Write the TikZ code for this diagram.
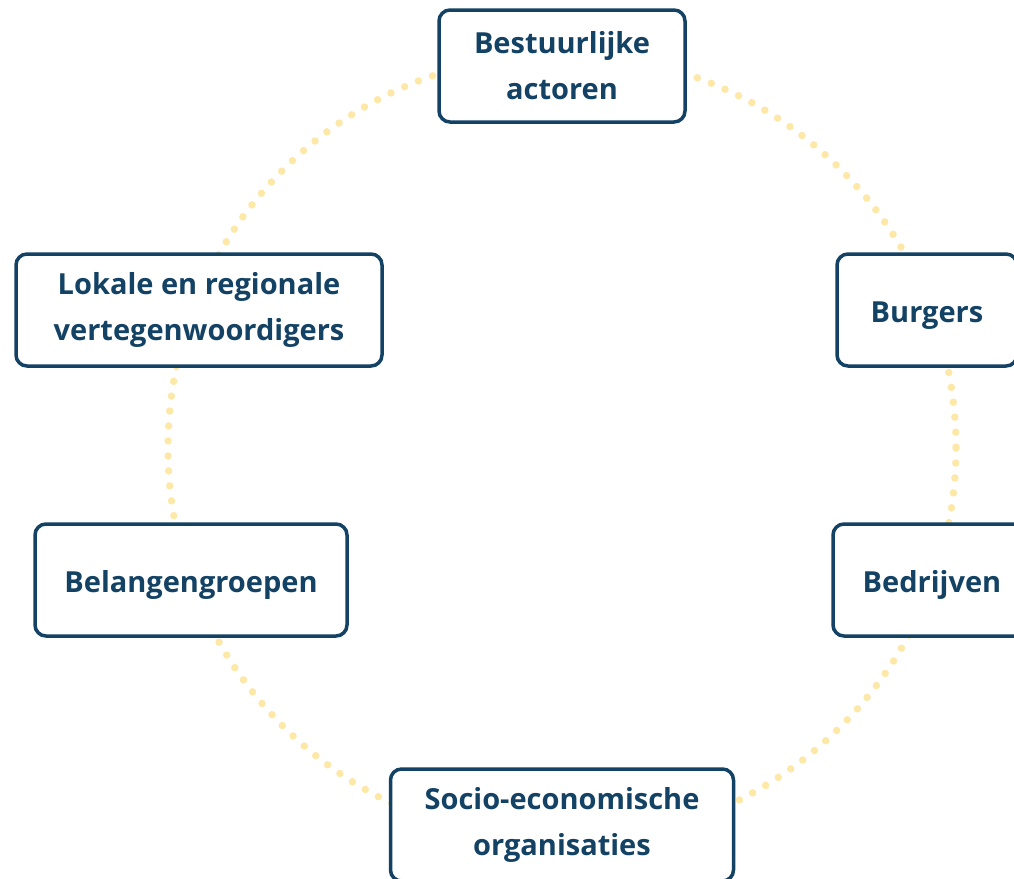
\documentclass[tikz,border=0pt]{standalone}
\usepackage{fontspec}
\setmainfont{Open Sans}
\usetikzlibrary{positioning}
\definecolor{navy}{HTML}{134264}
\definecolor{sand}{HTML}{FDE8A8}
\tikzset{
	actor/.style={
		draw=navy, text=navy, fill=white,
		line width=3.5pt, rounded corners=11pt,
		align=center, inner sep=0pt,
		font=\bfseries\fontsize{29}{46}\selectfont,
		minimum height=112pt},
	oneline/.style={text height=28pt, text depth=3pt},
	ring/.style={draw=sand, line width=7.5pt, line cap=round,
		dash pattern=on 0pt off 15pt}
}

\begin{document}
\begin{tikzpicture}[x=1pt, y=-1pt]
	\useasboundingbox (0,0) rectangle (1014,878);
	\clip (0,0) rectangle (1014,878);
	\coordinate (hub) at (562,448);
	\draw[ring] (hub) circle[radius=394];
	% de zes actoren rond de cirkel
	\node[actor, minimum width=246pt] (bestuur) at (562,66)  {Bestuurlijke\\actoren};
	\node[actor, minimum width=366pt] (lokaal)  at (199,310) {Lokale en regionale\\vertegenwoordigers};
	\node[actor, oneline, minimum width=180pt] (burgers) at (927,310) {Burgers};
	\node[actor, oneline, minimum width=312pt] (belang)  at (191,580) {Belangengroepen};
	\node[actor, oneline, minimum width=198pt] (bedrijf) at (932,580) {Bedrijven};
	\node[actor, minimum width=343pt] (socio)   at (562,825) {Socio-economische\\organisaties};
\end{tikzpicture}
\end{document}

Your objective => Leave out the pictures and output the rest of the material exactly as written.

Task result =>
Write the TikZ code for this diagram.
\documentclass[tikz,border=0pt]{standalone}
\usepackage{fontspec}
\setmainfont{Open Sans}
\usetikzlibrary{positioning}
\definecolor{navy}{HTML}{134264}
\definecolor{sand}{HTML}{FDE8A8}
\tikzset{
	actor/.style={
		draw=navy, text=navy, fill=white,
		line width=3.5pt, rounded corners=11pt,
		align=center, inner sep=0pt,
		font=\bfseries\fontsize{29}{46}\selectfont,
		minimum height=112pt},
	oneline/.style={text height=28pt, text depth=3pt},
	ring/.style={draw=sand, line width=7.5pt, line cap=round,
		dash pattern=on 0pt off 15pt}
}

\begin{document}
\begin{tikzpicture}[x=1pt, y=-1pt]
	\useasboundingbox (0,0) rectangle (1014,878);
	\clip (0,0) rectangle (1014,878);
	\coordinate (hub) at (562,448);
	\draw[ring] (hub) circle[radius=394];
	% de zes actoren rond de cirkel
	\node[actor, minimum width=246pt] (bestuur) at (562,66)  {Bestuurlijke\\actoren};
	\node[actor, minimum width=366pt] (lokaal)  at (199,310) {Lokale en regionale\\vertegenwoordigers};
	\node[actor, oneline, minimum width=180pt] (burgers) at (927,310) {Burgers};
	\node[actor, oneline, minimum width=312pt] (belang)  at (191,580) {Belangengroepen};
	\node[actor, oneline, minimum width=198pt] (bedrijf) at (932,580) {Bedrijven};
	\node[actor, minimum width=343pt] (socio)   at (562,825) {Socio-economische\\organisaties};
\end{tikzpicture}
\end{document}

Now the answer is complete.